In an earlier case on behalf of a man named Justin Hoffman, a NJ suit had been filed in May 2019 naming Bishop Nicholas DiMarzio as a defendant during his time as the Bishop of Camden, for his part in covering-up and facilitating the activities of an alleged serial sex offender priest named Brendan Sullivan, now deceased. In that case it is alleged that as Bishop, DiMarzio failed in his duty to warn and protect children under his care
Hoffman's claims follow a pattern that involved Bishop DiMarzio in the matter of another serial abuser priest. In that older case, Philadelphia's Cardinal Anthony Bevilacqua threw Bishop DiMarzio and the Camden Dioceses under the bus in a case involving a multiple offender priest named John P. Connor, who had served under Bevilacqua both in Pittsburgh and Philadelphia --- Bevilacqua claimed that when Connor had transferred from Camden, NJ to Bevilacqua's Diocese in Pittsburgh, they did not inform the Pittsburgh Diocese about Connor's history as an admitted offender in Camden --- in the end, Connor returned and served under DiMarzio in Camden before his voluntary withdrawal from the priesthood
Even though the Hoffman case was widely reported upon back in May in the Camden and Philadelphia area, there was hardly a ripple back in Brooklyn or in the NYC media, in spite of DiMarzio's having been named as a defendant, DiMarzio's allegedly having been actively involved in the cover-up of the priest's activities, and DiMarzio's failure to respond to press inquiries at the time the suit was filed..

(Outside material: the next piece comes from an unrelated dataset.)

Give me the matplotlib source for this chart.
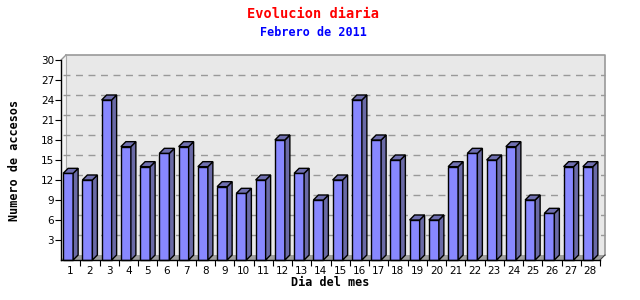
import matplotlib
matplotlib.use("Agg")
import matplotlib.pyplot as plt
from matplotlib.patches import Polygon, Rectangle

days = list(range(1, 29))
accesos = [13, 12, 24, 17, 14, 16, 17, 14, 11, 10, 12, 18, 13, 9, 12, 24,
           18, 15, 6, 6, 14, 16, 15, 17, 9, 7, 14, 14]
yticks = [3, 6, 9, 12, 15, 18, 21, 24, 27, 30]

title = "Evolucion diaria"
subtitle = "Febrero de 2011"
xlabel = "Dia del mes"
ylabel = "Numero de accesos"

W, H, DPI = 640, 300, 100
fig = plt.figure(figsize=(W / DPI, H / DPI), dpi=DPI)
fig.patch.set_facecolor("white")

L, R, T, B = 61, 600, 60, 260
ax = fig.add_axes([L / W, 1 - B / H, (R - L) / W, (B - T) / H])
ax.set_facecolor("none")
xmin, xmax = 0.5, len(days) + 0.5
ymin, ymax = 0, 30
ax.set_xlim(xmin, xmax)
ax.set_ylim(ymin, ymax)

depth_px = 5
dx = depth_px * (xmax - xmin) / (R - L)
dy = depth_px * (ymax - ymin) / (B - T)

mono = "DejaVu Sans Mono"

# back wall
ax.add_patch(Rectangle((xmin + dx, ymin + dy), xmax - xmin, ymax - ymin,
                       facecolor="#e8e8e8", edgecolor="none", zorder=0, clip_on=False))
ax.plot([xmin + dx, xmax + dx, xmax + dx], [ymax + dy, ymax + dy, ymin + dy],
        color="#999999", lw=1.2, zorder=1, clip_on=False)
ax.plot([xmin + dx, xmin + dx], [ymin + dy, ymax + dy], color="#aaaaaa", lw=0.8,
        zorder=1, clip_on=False)
# left wall
ax.add_patch(Polygon([(xmin, ymin), (xmin + dx, ymin + dy), (xmin + dx, ymax + dy), (xmin, ymax)],
                     closed=True, facecolor="#f4f4f4", edgecolor="none", zorder=0, clip_on=False))
ax.plot([xmin, xmin + dx], [ymax, ymax + dy], color="#999999", lw=1, zorder=1, clip_on=False)
# floor
ax.add_patch(Polygon([(xmin, ymin), (xmax, ymin), (xmax + dx, ymin + dy), (xmin + dx, ymin + dy)],
                     closed=True, facecolor="#a0a0a0", edgecolor="none", zorder=1, clip_on=False))
ax.plot([xmax, xmax + dx], [ymin, ymin + dy], color="#444444", lw=0.8, zorder=1, clip_on=False)

# gridlines on back wall
for yv in yticks[:-1]:
    ax.plot([xmin + dx * 0.3, xmax + dx], [yv + dy, yv + dy], color="#999999", lw=1,
            ls=(0, (5, 4)), zorder=1, clip_on=False)

# bars
w = 10 * (xmax - xmin) / (R - L)
front_c = "#8888ff"
side_c = "#6a6aa6"
top_c = "#6f6fb0"
for d, v in zip(days, accesos):
    x0 = d - (w + dx) / 2
    ax.add_patch(Rectangle((x0, 0), w, v, facecolor=front_c, edgecolor="black",
                           lw=1, zorder=3, clip_on=False))
    ax.add_patch(Polygon([(x0 + w, 0), (x0 + w + dx, dy), (x0 + w + dx, v + dy), (x0 + w, v)],
                         closed=True, facecolor=side_c, edgecolor="black", lw=1, zorder=3,
                         clip_on=False))
    ax.add_patch(Polygon([(x0, v), (x0 + dx, v + dy), (x0 + w + dx, v + dy), (x0 + w, v)],
                         closed=True, facecolor=top_c, edgecolor="black", lw=1, zorder=3,
                         clip_on=False))

for s in ["top", "right"]:
    ax.spines[s].set_visible(False)
for s in ["left", "bottom"]:
    ax.spines[s].set_color("black")
    ax.spines[s].set_linewidth(1)
    ax.spines[s].set_zorder(4)

ax.set_yticks(yticks)
ax.set_yticklabels([str(t) for t in yticks])
ax.tick_params(axis="y", direction="out", length=4, width=0.8, pad=1, labelsize=7.5,
               colors="black")
ax.set_xticks(days)
ax.set_xticklabels([str(d) for d in days])
ax.set_xticks([d + 0.5 for d in days], minor=True)
ax.tick_params(axis="x", which="major", length=0, pad=4, labelsize=7.5)
ax.tick_params(axis="x", which="minor", direction="out", length=4, width=0.8)

ax.set_xlabel(xlabel, fontfamily=mono, fontweight="bold", fontsize=8.5, labelpad=0)
ax.set_ylabel(ylabel, fontfamily=mono, fontweight="bold", fontsize=8.5, labelpad=14)

fig.text(313 / W, 1 - 14 / H, title, color="red", fontfamily=mono, fontweight="bold",
         fontsize=9.8, ha="center", va="center")
fig.text(313 / W, 1 - 32 / H, subtitle, color="blue", fontfamily=mono, fontweight="bold",
         fontsize=8.5, ha="center", va="center")

fig.savefig("out.png", dpi=DPI)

Since DiMarzio is a Bishop in Brooklyn and had been the Papal selection to investigate and report on the Buffalo Diocese priest sex abuse scandal, the local Brooklyn press as well as the city-wide papers need to pursue all of DiMarzio's litigation coming out of his time as a priest and bishop in various New Jersey Dioceses.
As the movie "Spotlight" clearly demonstrated, the bigger picture of the bigger problem of the institutional corruption of the Roman Catholic Church requires the press to connect the dots and show the overall pattern, rather than look at each case individually.
Once DiMarzio's whole history, or even a big chunk of it, becomes part of the public record, he and his supporters won't be able to claim that he has a good record when it comes to dealing with priestly sexual abuse and/or relations with the victims of priestly sexual abuse and the Church's cover-ups of those cases.